Friday, April 05, 2002
Returning with their 8th studio album, the Pet Shop Boys Neil Tennant and Chris Lowe have added the familiar face and guitar of Johnny Marr to 7 of the 10 tracks on the album. That by itself should change the direction of the album but instead of going for a harder and more aggressive album, the Pet Shop Boys have decided to show a more refined and mature side of themselves that we haven't seen since Behavior.

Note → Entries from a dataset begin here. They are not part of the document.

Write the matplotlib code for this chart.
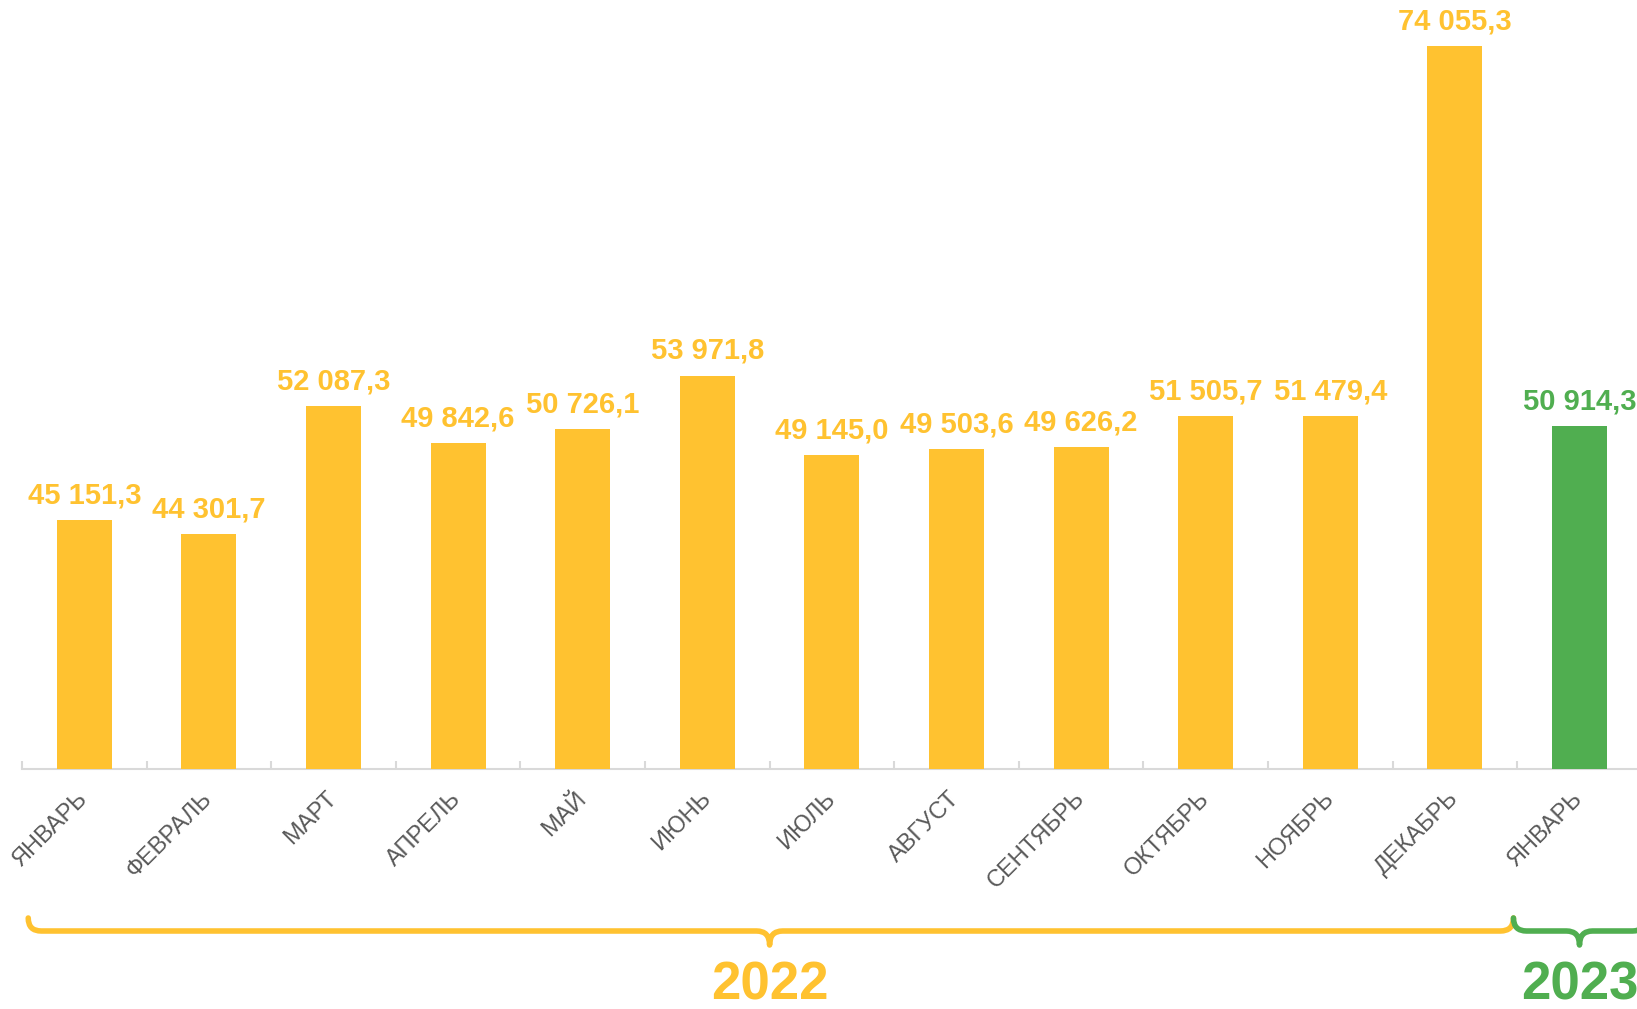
import matplotlib
matplotlib.use("Agg")
from matplotlib import pyplot as plt
from matplotlib.path import Path
from matplotlib.patches import PathPatch
import matplotlib.transforms as mtransforms

plt.rcParams['font.family'] = ['Liberation Sans', 'DejaVu Sans']

months = ["ЯНВАРЬ", "ФЕВРАЛЬ", "МАРТ", "АПРЕЛЬ", "МАЙ", "ИЮНЬ", "ИЮЛЬ",
          "АВГУСТ", "СЕНТЯБРЬ", "ОКТЯБРЬ", "НОЯБРЬ", "ДЕКАБРЬ", "ЯНВАРЬ"]
values = [45151.3, 44301.7, 52087.3, 49842.6, 50726.1, 53971.8, 49145.0,
          49503.6, 49626.2, 51505.7, 51479.4, 74055.3, 50914.3]
labels = ["45 151,3", "44 301,7", "52 087,3", "49 842,6", "50 726,1", "53 971,8",
          "49 145,0", "49 503,6", "49 626,2", "51 505,7", "51 479,4", "74 055,3",
          "50 914,3"]
years = ["2022", "2023"]
year_groups = [(0, 11), (12, 12)]

YELLOW = "#FFC230"
GREEN = "#50AE50"
year_colors = [YELLOW, GREEN]
colors = [YELLOW] * 12 + [GREEN]

W, H = 1637, 1009
fig = plt.figure(figsize=(W / 100, H / 100), dpi=100)
ax = fig.add_axes([22 / W, 240 / H, 13 * 124.6 / W, 755 / H])

x = list(range(len(values)))
ax.bar(x, values, width=0.44, color=colors, zorder=3)
ax.set_xlim(-0.5, len(values) - 0.5)
ax.set_ylim(30000, 76000)

for i, (v, lab) in enumerate(zip(values, labels)):
    ax.annotate(lab, (i, v), xytext=(0, 12), textcoords="offset points",
                ha="center", va="baseline", fontsize=21, fontweight="bold",
                color=colors[i], annotation_clip=False)

for s in ["top", "right", "left"]:
    ax.spines[s].set_visible(False)
ax.spines["bottom"].set_color("#d9d9d9")
ax.spines["bottom"].set_linewidth(1.5)
ax.set_yticks([])
ax.set_xticks(x)
ax.set_xticklabels(months, rotation=45, ha="right", va="center",
                   rotation_mode="anchor", fontsize=17, color="#595959")
ax.tick_params(axis="x", which="major", length=0, pad=19)
ax.set_xticks([i - 0.5 for i in range(len(values) + 1)], minor=True)
ax.tick_params(axis="x", which="minor", direction="in", length=6,
               width=1.5, color="#d9d9d9")

# braces under the month groups
trans = mtransforms.blended_transform_factory(ax.transData, fig.transFigure)
y_top, y_line, y_tip = 1 - 918 / H, 1 - 931 / H, 1 - 945 / H
r = 0.105
edges = [-0.45, 11.47, 12.53]
for k, (g0, g1) in enumerate(year_groups):
    x0, x1 = edges[k], edges[k + 1]
    xc = (g0 + g1) / 2
    verts = [(x0, y_top), (x0, y_line), (x0 + r, y_line),
             (xc - r, y_line), (xc, y_line), (xc, y_tip),
             (xc, y_line), (xc + r, y_line),
             (x1 - r, y_line), (x1, y_line), (x1, y_top)]
    codes = [Path.MOVETO, Path.CURVE3, Path.CURVE3,
             Path.LINETO, Path.CURVE3, Path.CURVE3,
             Path.CURVE3, Path.CURVE3,
             Path.LINETO, Path.CURVE3, Path.CURVE3]
    patch = PathPatch(Path(verts, codes), transform=trans, fill=False,
                      edgecolor=year_colors[k], linewidth=4,
                      capstyle="round", joinstyle="round", clip_on=False)
    fig.add_artist(patch)
    fig.text(xc, 1 - 985 / H, years[k], transform=trans, ha="center",
             va="center", fontsize=38, fontweight="bold",
             color=year_colors[k])

plt.savefig("out.png", dpi=100)
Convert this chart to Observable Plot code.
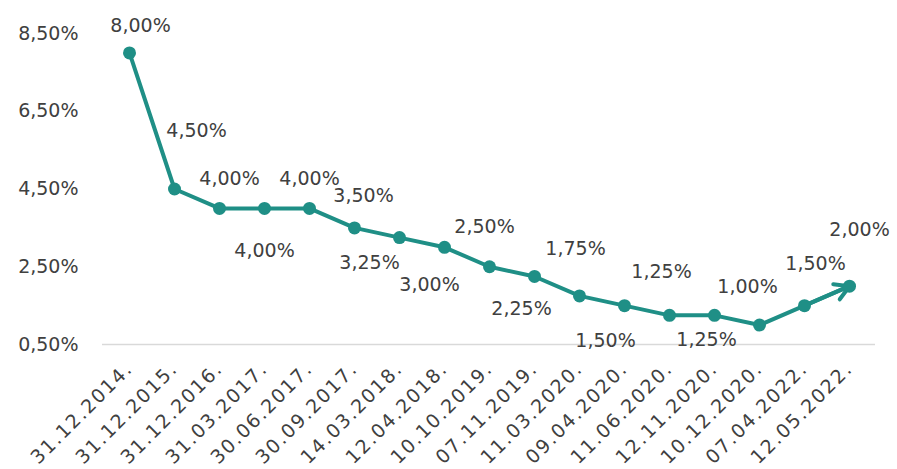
<!DOCTYPE html>
<html>
<head>
<meta charset="utf-8">
<script src="https://cdn.jsdelivr.net/npm/d3@7"></script>
<script src="https://cdn.jsdelivr.net/npm/@observablehq/plot@0.6"></script>
<style>
  html, body { margin: 0; padding: 0; background: #fff; }
  g[aria-label="x-axis tick label"] text { letter-spacing: 1.8px; }
</style>
</head>
<body>
<div id="chart"></div>
<script>
const dates = ["31.12.2014.", "31.12.2015.", "31.12.2016.", "31.03.2017.", "30.06.2017.", "30.09.2017.",
  "14.03.2018.", "12.04.2018.", "10.10.2019.", "07.11.2019.", "11.03.2020.", "09.04.2020.",
  "11.06.2020.", "12.11.2020.", "10.12.2020.", "07.04.2022.", "12.05.2022."];
const rates = [8.00, 4.50, 4.00, 4.00, 4.00, 3.50, 3.25, 3.00, 2.50, 2.25, 1.75, 1.50, 1.25, 1.25, 1.00, 1.50, 2.00];
const yTicks = [0.5, 2.5, 4.5, 6.5, 8.5];

// label placement relative to each point (pixels)
const labelDx = [11, 22, 10, 0, 0, 9, -30, -15, -5, -13, -4, -19, -8, -8, -12, 11, 10];
const labelDy = [-27, -58, -30, 42, -30, -32, 25, 38, -40, 32, -47, 35, -43, 25, -38, -42, -56];

const data = dates.map((d, i) => ({date: d, rate: rates[i]}));
const n = data.length;
const lastSegment = [{x1: dates[n - 2], y1: rates[n - 2], x2: dates[n - 1], y2: rates[n - 1]}];
const fmt = v => v.toFixed(2).replace(".", ",") + "%";
const teal = "#1f8f86";
const textColor = "#404040";

const marks = [
  Plot.ruleY([0.5], {stroke: "#d9d9d9", strokeWidth: 1.5}),
  Plot.axisY({ticks: yTicks, tickFormat: fmt, tickSize: 0, tickPadding: 24, fontSize: 19, label: null}),
  Plot.axisX({tickRotate: -45, tickSize: 0, tickPadding: 21, fontSize: 19, label: null}),
  Plot.line(data, {x: "date", y: "rate", stroke: teal, strokeWidth: 4, strokeLinejoin: "round"}),
  Plot.arrow(lastSegment, {x1: "x1", y1: "y1", x2: "x2", y2: "y2", stroke: teal, strokeWidth: 4, headLength: 8, headAngle: 60}),
  Plot.dot(data, {x: "date", y: "rate", r: 6.5, fill: teal}),
  ...data.map((d, i) => Plot.text([d], {
    x: "date", y: "rate", text: e => fmt(e.rate),
    dx: labelDx[i], dy: labelDy[i], fontSize: 19, fill: textColor
  }))
];

const chart = Plot.plot({
  width: 897,
  height: 469,
  marginLeft: 102,
  marginRight: 22,
  marginTop: 33,
  marginBottom: 125,
  x: {type: "point", domain: dates, padding: 0.5},
  y: {domain: [0.5, 8.5]},
  style: {fontFamily: "DejaVu Sans", color: textColor, background: "white"},
  marks
});
document.getElementById("chart").appendChild(chart);
</script>
</body>
</html>
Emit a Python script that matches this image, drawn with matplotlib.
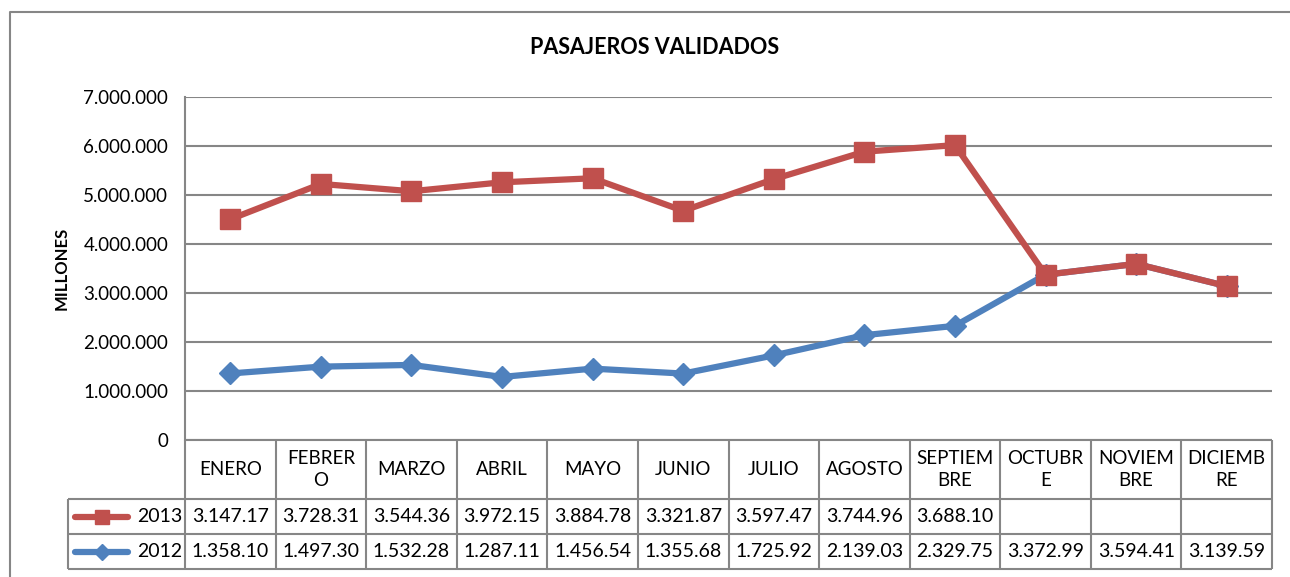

The album opens with the first single "Home And Dry" which is by-and-far the best song they've recorded in ages. When I heard the background music to the track on their Web site during a visit, I overlooked it as their version of elevator music. Amazingly simplified and lush textures... beautiful. You hear the term Beatle-esque used a lot but "I Get Along" is a subdued Oasis/Beatle-esque arrangement that I can mentally hear Noel Gallagher singing it while on a baby grand. Seems like the effects of Cher's "Believe" vocal production was not lost on the Pet Shop Boys' "London." The song could have been just a beautiful acoustic ballad but the vocal effect and some creative mixing make it even better. Without Marr's guitar-work songs like "Birthday Boy," "Love Is A Catastrophe" and "You Choose," the songs either would not have happened or would have become dance tracks. The love anthem "Here" for some reason reminds me of an unmessy car accident between a PSB chorus and an Erasure verse where both cars wind up wearing each others paint and look good in it.
Aside from "The Night I Fell In Love," I was amazingly surprised and delighted with Release. Tennant is possibly at his best lyrically and comes across as a more confident vocalist. This is a triumphant moment musically for a band that just keeps getting better.